>> START EXCERPTED RECORDS
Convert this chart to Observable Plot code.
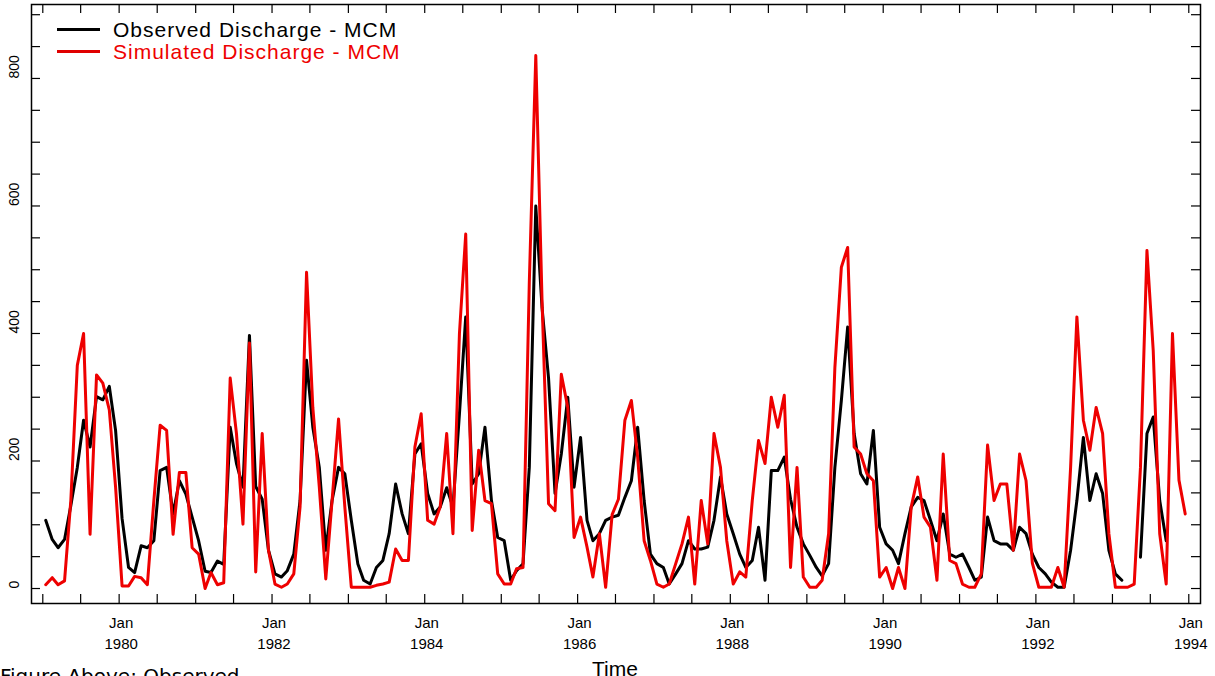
<!DOCTYPE html>
<html>
<head>
<meta charset="utf-8">
<script src="https://cdn.jsdelivr.net/npm/d3@7"></script>
<script src="https://cdn.jsdelivr.net/npm/@observablehq/plot@0.6"></script>
<style>
  html, body { margin: 0; padding: 0; background: #fff; }
  body { width: 1215px; height: 676px; overflow: hidden; position: relative; font-family: "Liberation Sans", Arial, sans-serif; }
  #chart { position: absolute; left: 0; top: 0; }
  .leg { position: absolute; left: 57px; height: 22px; line-height: 22px; font-size: 21px; letter-spacing: 1px; white-space: nowrap; }
  .leg .sw { position: absolute; left: 0; top: 9px; width: 43px; height: 3px; }
  .leg .tx { position: absolute; left: 56px; top: 0; }
  #xlab { position: absolute; left: 540px; width: 150px; text-align: center; top: 657px; font-size: 21px; line-height: 24px; }
  #caption { position: absolute; left: 0; top: 664px; font-family: "DejaVu Sans", sans-serif; font-size: 20px; white-space: nowrap; }
</style>
</head>
<body>
<div id="chart"></div>
<div class="leg" style="top:19px"><span class="sw" style="background:#000"></span><span class="tx" style="color:#000">Observed Discharge - MCM</span></div>
<div class="leg" style="top:41px"><span class="sw" style="background:#e00000"></span><span class="tx" style="color:#ee0000">Simulated Discharge - MCM</span></div>
<div id="xlab">Time</div>
<div id="caption">Figure Above: Observed</div>
<script>
// Monthly series, January 1979 to December 1993 (null = missing)
const startYear = 1979;
const observed = [
  107, 77, 64, 77, 130, 190, 264, 222, 301, 296, 317, 248,
  110, 33, 25, 67, 64, 75, 185, 190, 117, 169, 148, 112,
  75, 27, 25, 43, 38, 253, 196, 159, 397, 160, 140, 60,
  23, 18, 28, 54, 138, 358, 253, 190, 60, 138, 190, 180,
  107, 39, 13, 7, 33, 44, 86, 164, 117, 86, 211, 227,
  149, 117, 128, 158, 128, 274, 426, 164, 180, 253, 138, 80,
  75, 13, 28, 39, 190, 600, 440, 330, 149, 211, 300, 159,
  237, 107, 75, 86, 107, 112, 115, 143, 169, 253, 138, 54,
  39, 33, 7, 23, 39, 75, 62, 62, 65, 107, 175, 117,
  86, 54, 33, 44, 96, 13, 185, 185, 206, 140, 96, 70,
  52, 33, 20, 39, 190, 295, 410, 243, 180, 164, 248, 96,
  70, 60, 39, 86, 128, 143, 138, 107, 75, 117, 54, 49,
  54, 33, 13, 18, 112, 75, 70, 70, 60, 96, 86, 54,
  33, 23, 10, 2, 2, 60, 138, 237, 138, 180, 149, 60,
  23, 13, null, null, 49, 243, 269, 138, 75, null, null, null
];
const simulated = [
  6, 17, 6, 12, 138, 350, 400, 85, 335, 322, 280, 159,
  4, 4, 19, 17, 6, 138, 256, 248, 85, 182, 182, 64,
  54, 0, 25, 6, 9, 330, 243, 101, 385, 26, 243, 60,
  7, 2, 7, 23, 128, 496, 284, 159, 15, 138, 266, 128,
  2, 2, 2, 2, 5, 7, 10, 62, 44, 44, 222, 274,
  107, 101, 128, 243, 86, 400, 556, 91, 217, 138, 133, 23,
  7, 7, 31, 33, 480, 836, 450, 133, 122, 336, 284, 80,
  112, 65, 18, 86, 2, 116, 140, 264, 295, 206, 75, 44,
  7, 2, 7, 39, 70, 112, 7, 138, 70, 243, 190, 75,
  7, 26, 18, 138, 232, 196, 300, 253, 303, 33, 190, 18,
  2, 2, 13, 86, 347, 504, 535, 222, 211, 180, 169, 18,
  33, 0, 33, 0, 128, 175, 112, 96, 13, 211, 44, 39,
  7, 2, 2, 23, 225, 138, 164, 164, 60, 211, 169, 40,
  2, 2, 2, 33, 2, 190, 426, 264, 217, 284, 243, 86,
  2, 2, 2, 7, 190, 530, 373, 86, 7, 400, 170, 117
];
const yTickValues = [0, 50, 100, 150, 200, 250, 300, 350, 400, 450, 500, 550, 600, 650, 700, 750, 800, 850, 900];
const yLabelValues = [0, 200, 400, 600, 800];
const xLabelYears = [1980, 1982, 1984, 1986, 1988, 1990, 1992, 1994];

const rows = observed.map((v, i) => ({
  date: new Date(Date.UTC(startYear, i, 15)),
  obs: v,
  sim: simulated[i]
}));
const tickDates = d3.utcMonth.every(6).range(new Date(Date.UTC(1979, 0, 1)), new Date(Date.UTC(1994, 1, 1)));
const labelDates = xLabelYears.map(y => new Date(Date.UTC(y, 0, 1)));

const W = 1215, H = 676, mL = 31, mR = 15, mT = 4, mB = 73;
const innerW = W - mL - mR, innerH = H - mT - mB, tk = 9;

const chart = Plot.plot({
  width: W, height: H,
  marginLeft: mL, marginRight: mR, marginTop: mT, marginBottom: mB,
  style: { fontFamily: "'Liberation Sans', Arial, sans-serif", fontSize: "15px", background: "white", color: "black" },
  x: { type: "utc", domain: [new Date(Date.UTC(1978, 10, 8)), new Date(Date.UTC(1994, 1, 26))], axis: null },
  y: { domain: [-23.5, 916], axis: null },
  marks: [
    Plot.line(rows, { x: "date", y: "obs", stroke: "black", strokeWidth: 3 }),
    Plot.line(rows, { x: "date", y: "sim", stroke: "#ee0000", strokeWidth: 3 }),
    Plot.tickX(tickDates, { x: d => d, insetTop: innerH - tk, stroke: "black", strokeWidth: 1.2 }),
    Plot.tickX(tickDates, { x: d => d, insetBottom: innerH - tk, stroke: "black", strokeWidth: 1.2 }),
    Plot.tickY(yTickValues, { y: d => d, insetRight: innerW - tk, stroke: "black", strokeWidth: 1.2 }),
    Plot.tickY(yTickValues, { y: d => d, insetLeft: innerW - tk, stroke: "black", strokeWidth: 1.2 }),
    Plot.text(yLabelValues, { y: d => d, text: d => String(d), frameAnchor: "left", dx: -17, rotate: -90, fontSize: 14, fill: "black" }),
    Plot.text(labelDates, { x: d => d, text: d => `Jan\n${d.getUTCFullYear()}`, frameAnchor: "bottom", lineAnchor: "top", dy: 10, dx: 2, lineHeight: 1.4, fontSize: 15, fill: "black" }),
    Plot.frame({ stroke: "black", strokeWidth: 1.5 })
  ]
});
document.getElementById("chart").appendChild(chart);
</script>
</body>
</html>
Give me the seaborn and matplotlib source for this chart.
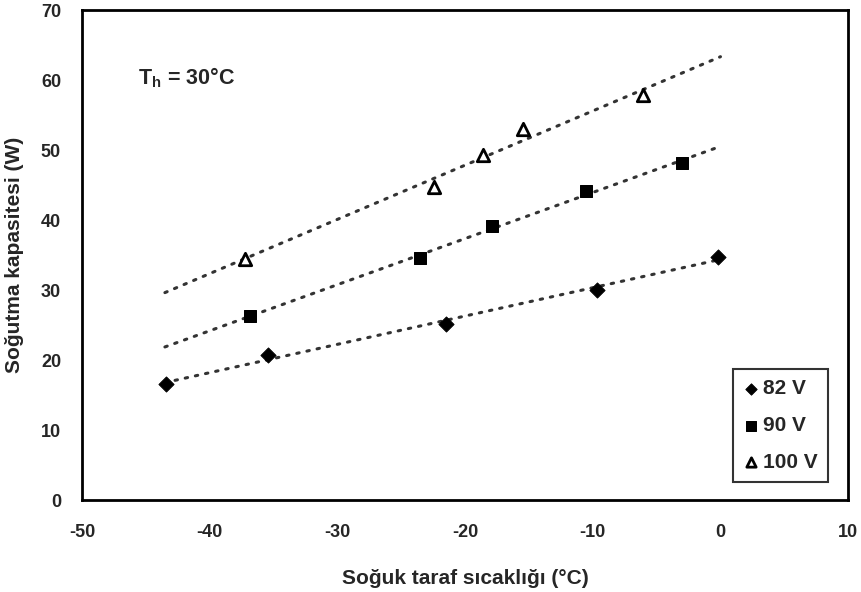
import numpy as np
import pandas as pd
import matplotlib
matplotlib.use("Agg")
import matplotlib.pyplot as plt
import seaborn as sns

# Data
x_82 = [-43.4, -35.4, -21.5, -9.7, -0.2]
y_82 = [16.6, 20.8, 25.2, 30.0, 34.8]
x_90 = [-36.8, -23.5, -17.9, -10.5, -3.0]
y_90 = [26.3, 34.6, 39.1, 44.2, 48.1]
x_100 = [-37.2, -22.4, -18.6, -15.5, -6.1]
y_100 = [34.5, 44.8, 49.3, 53.0, 57.8]
series_labels = ["82 V", "90 V", "100 V"]
trend_range = [-43.5, 0.0]

sns.set_theme(style="white")
plt.rcParams['font.family'] = ['Liberation Sans', 'DejaVu Sans']
plt.rcParams['font.weight'] = 'bold'
plt.rcParams['axes.unicode_minus'] = False

df = pd.DataFrame({
    "x": x_82 + x_90 + x_100,
    "y": y_82 + y_90 + y_100,
    "series": [series_labels[0]] * len(x_82) + [series_labels[1]] * len(x_90) + [series_labels[2]] * len(x_100),
})

fig = plt.figure(figsize=(8.62, 5.92), dpi=100)
ax = fig.add_axes([0.095, 0.155, 0.889, 0.828])

# trend lines
for xs, ys in [(x_82, y_82), (x_90, y_90), (x_100, y_100)]:
    coef = np.polyfit(xs, ys, 1)
    tx = np.array(trend_range)
    ax.plot(tx, np.polyval(coef, tx), color="#333333", lw=2.2,
            linestyle=(0, (0.8, 2.6)), dash_capstyle="round", zorder=2)

markers = {series_labels[0]: "D", series_labels[1]: "s", series_labels[2]: "^"}
sizes = {series_labels[0]: 60, series_labels[1]: 80, series_labels[2]: 80}
for lab in series_labels:
    sub = df[df.series == lab]
    if lab == series_labels[2]:
        sns.scatterplot(data=sub, x="x", y="y", marker="^", s=80, facecolor="white",
                        edgecolor="black", linewidth=2, ax=ax, zorder=3, label=lab)
    else:
        sns.scatterplot(data=sub, x="x", y="y", marker=markers[lab], s=sizes[lab],
                        color="black", edgecolor="black", ax=ax, zorder=3, label=lab)

ax.set_xlim(-50, 10)
ax.set_ylim(0, 70)
ax.set_xticks(np.arange(-50, 11, 10))
ax.set_yticks(np.arange(0, 71, 10))
ax.tick_params(axis="both", labelsize=13, length=3, width=1.2, color="black",
               direction="out")
ax.tick_params(axis="x", pad=14)
ax.tick_params(axis="y", pad=12)
for t in ax.get_xticklabels() + ax.get_yticklabels():
    t.set_fontweight("bold")
for sp in ax.spines.values():
    sp.set_color("black")
    sp.set_linewidth(2)

ax.set_xlabel("Soğuk taraf sıcaklığı (°C)", fontsize=15, fontweight="bold", labelpad=20)
ax.set_ylabel("Soğutma kapasitesi (W)", fontsize=15, fontweight="bold", labelpad=12)

ax.text(-45.6, 60.3, "T$_\\mathregular{h}$ = 30°C", fontsize=15.5, fontweight="bold",
        va="center", ha="left")

leg = ax.legend(loc="lower right", bbox_to_anchor=(0.974, 0.037), frameon=True,
                fancybox=False, edgecolor="black", fontsize=15, handletextpad=0.25,
                borderpad=0.5, labelspacing=0.85, handlelength=0.7, markerscale=0.75,
                borderaxespad=0)
leg.get_frame().set_linewidth(1.5)
for t in leg.get_texts():
    t.set_fontweight("bold")

fig.savefig("out.png", dpi=100)
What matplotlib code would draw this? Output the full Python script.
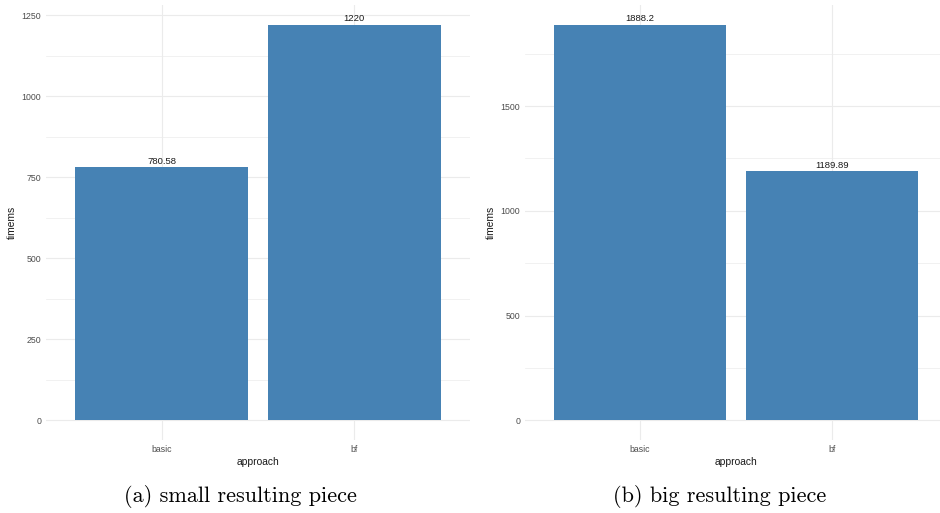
import matplotlib.pyplot as plt
from matplotlib.ticker import MultipleLocator

# data
approach = ['basic', 'bf']
small_time = [780.58, 1220]
big_time = [1888.2, 1189.89]
captions = ['(a) small resulting piece', '(b) big resulting piece']

bar_color = '#4682B4'
grid_color = '#EBEBEB'
tick_color = '#4D4D4D'

plt.rcParams['font.family'] = ['Liberation Sans', 'DejaVu Sans']

fig = plt.figure(figsize=(9.4, 5.13), dpi=100)

def panel(rect, values, major, minor):
    ax = fig.add_axes(rect)
    x = range(len(approach))
    bars = ax.bar(x, values, width=0.9, color=bar_color, zorder=2)
    ax.bar_label(bars, labels=['%g' % v for v in values], padding=1,
                 fontsize=6.8, color='#1A1A1A')
    ax.set_xticks(list(x))
    ax.set_xticklabels(approach)
    ax.set_xlim(-0.6, len(approach) - 0.4)
    top = max(values)
    ax.set_ylim(-0.05 * top, 1.05 * top)
    ax.yaxis.set_major_locator(MultipleLocator(major))
    ax.yaxis.set_minor_locator(MultipleLocator(minor))
    ax.grid(which='major', color=grid_color, lw=0.8, zorder=0)
    ax.grid(which='minor', axis='y', color=grid_color, lw=0.5, zorder=0)
    ax.tick_params(which='both', length=0, labelsize=6.3, labelcolor=tick_color, pad=3.5)
    for s in ax.spines.values():
        s.set_visible(False)
    ax.set_xlabel('approach', fontsize=7.4, color='#1A1A1A', labelpad=2)
    ax.set_ylabel('timems', fontsize=7.4, color='#1A1A1A', labelpad=3)
    return ax

panel([46 / 940, 1 - 440 / 513, 424 / 940, 435 / 513], small_time, 250, 125)
# right panel runs a little past the picture's edge, as in the reference
panel([525 / 940, 1 - 440 / 513, 422 / 940, 435 / 513], big_time, 500, 250)

fig.text(240 / 940, 1 - 497 / 513, captions[0], family='cmr10', fontsize=16,
         ha='center', va='center')
fig.text(720 / 940, 1 - 497 / 513, captions[1], family='cmr10', fontsize=16,
         ha='center', va='center')

fig.savefig('out.png', dpi=100)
>> END EXCERPTED RECORDS
Only the lines starting at the line with "Give me the" and ending at the line with "sp.set_linewidth(2)" should be printed again, exactly and with both ends kept; omit the pictures.

Give me the seaborn and matplotlib source for this chart.
import numpy as np
import pandas as pd
import matplotlib
matplotlib.use("Agg")
import matplotlib.pyplot as plt
import seaborn as sns

# Data
x_82 = [-43.4, -35.4, -21.5, -9.7, -0.2]
y_82 = [16.6, 20.8, 25.2, 30.0, 34.8]
x_90 = [-36.8, -23.5, -17.9, -10.5, -3.0]
y_90 = [26.3, 34.6, 39.1, 44.2, 48.1]
x_100 = [-37.2, -22.4, -18.6, -15.5, -6.1]
y_100 = [34.5, 44.8, 49.3, 53.0, 57.8]
series_labels = ["82 V", "90 V", "100 V"]
trend_range = [-43.5, 0.0]

sns.set_theme(style="white")
plt.rcParams['font.family'] = ['Liberation Sans', 'DejaVu Sans']
plt.rcParams['font.weight'] = 'bold'
plt.rcParams['axes.unicode_minus'] = False

df = pd.DataFrame({
    "x": x_82 + x_90 + x_100,
    "y": y_82 + y_90 + y_100,
    "series": [series_labels[0]] * len(x_82) + [series_labels[1]] * len(x_90) + [series_labels[2]] * len(x_100),
})

fig = plt.figure(figsize=(8.62, 5.92), dpi=100)
ax = fig.add_axes([0.095, 0.155, 0.889, 0.828])

# trend lines
for xs, ys in [(x_82, y_82), (x_90, y_90), (x_100, y_100)]:
    coef = np.polyfit(xs, ys, 1)
    tx = np.array(trend_range)
    ax.plot(tx, np.polyval(coef, tx), color="#333333", lw=2.2,
            linestyle=(0, (0.8, 2.6)), dash_capstyle="round", zorder=2)

markers = {series_labels[0]: "D", series_labels[1]: "s", series_labels[2]: "^"}
sizes = {series_labels[0]: 60, series_labels[1]: 80, series_labels[2]: 80}
for lab in series_labels:
    sub = df[df.series == lab]
    if lab == series_labels[2]:
        sns.scatterplot(data=sub, x="x", y="y", marker="^", s=80, facecolor="white",
                        edgecolor="black", linewidth=2, ax=ax, zorder=3, label=lab)
    else:
        sns.scatterplot(data=sub, x="x", y="y", marker=markers[lab], s=sizes[lab],
                        color="black", edgecolor="black", ax=ax, zorder=3, label=lab)

ax.set_xlim(-50, 10)
ax.set_ylim(0, 70)
ax.set_xticks(np.arange(-50, 11, 10))
ax.set_yticks(np.arange(0, 71, 10))
ax.tick_params(axis="both", labelsize=13, length=3, width=1.2, color="black",
               direction="out")
ax.tick_params(axis="x", pad=14)
ax.tick_params(axis="y", pad=12)
for t in ax.get_xticklabels() + ax.get_yticklabels():
    t.set_fontweight("bold")
for sp in ax.spines.values():
    sp.set_color("black")
    sp.set_linewidth(2)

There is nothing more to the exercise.